Wrong. HP's decision is short-sighted. This is why Apple is so far ahead of the competition.
And so on. It would be easy to point to today's news, which said that HP's consumer PC client sales dropped 23 percent in the quarter compared to the year-ago period...but its not that easy, or simple.
For example, it is entirely possible that HP is merely feining disinterest ... afterall, how many times has Steve Jobs done just that for several months - - and then dropping a "One More Thing" bomb?
Just picked up a 2011 Macbook Pro and I'm wondering if there's any external hard drives that are supported by thunderbolt? I put a 128gig ssd inside my MBP but i need an external drive for the crazy amounts of media I have, also it'd be nice to have a backup drive.
The first TB peripherals are due out this summer, so you don't have long to wait. However, the initial stuff will be (by today's standards) very high performance and very expensive. It will take months more for examples of less high end examples to ship, although I'd personally expect something like an enclosure for a 4-5 disk based RAID 10 by Christmas (2011).
Does this feel a little like Firewire / USB2 again?
I have buckets of things that are USB.USB2, the defacto standard, and only 1 thing that was ever firewire, a 8mm video camera.
Don't get me wrong, the faster and higher spec the better, but it's all pointless unless it gets fitted into everything and becomes a standard..
Understood, but what you illustrate with USB is also why USB has become entrenched: despite its performance shortcomings, it was relatively easy for it to become ubiquitous.
If you've been using Macs for awhile (as I have), those non-USB Firewire ports have been there for a decade, and I hope that you've been at least considering Firewire peripherals instead of USB ones for where bandwidth makes a difference.

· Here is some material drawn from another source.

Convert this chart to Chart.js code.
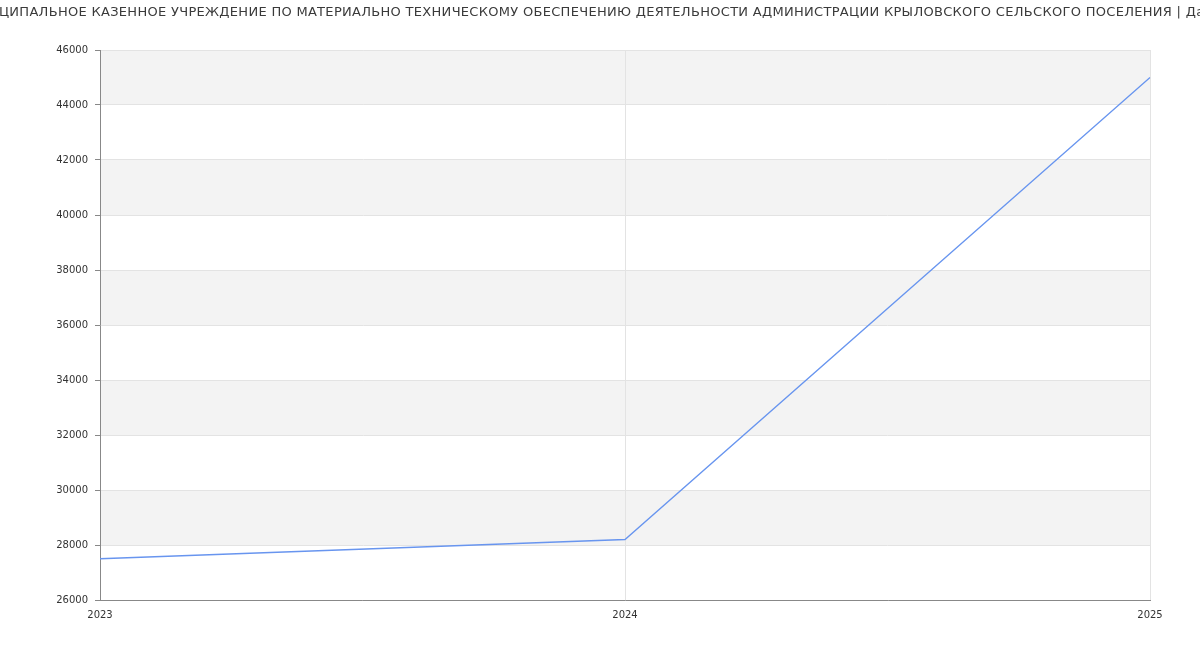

For example, I have a flatbed scanner that's dual-port and I've found that my images scan ~40% faster with the FW400 cable intead of the USB2 one. Sure, we can say "but it is only 10 seconds instead of 20", but that's a productivity step where the user always have to sit there and wait, plus research has found that such delays actually impact productivity on a logarithmic scale (operator inattention to return the task), so it actually makes for a larger difference than what "Specs" would suggest. Similarly, I've also found that for External HDDs, FW800's in particular are noticably faster I/O and their extra cost is often "Worth It" when wholesale moves of "healthy sized" (250+GB) chunks of data for whatever reason (backups, new machine, etc).
i am sorry, but i still don't get it. Why do we Need thunderbolt again? ...
TB is high end performance. True, most people won't need it, but for those that do, there simply is "No Substitute" for having gobs of bandwidth.
Sure, USB3 passes the "Good Enough" benchmark for today, but between its low bandwidth efficiency and the rate of change we've been seeing, it is probably only ~3 years at most before USB3 will be bumping its limits for the more demandnig bandwidth applications, which means that the Industry needs to start to work on rolling out its replacement.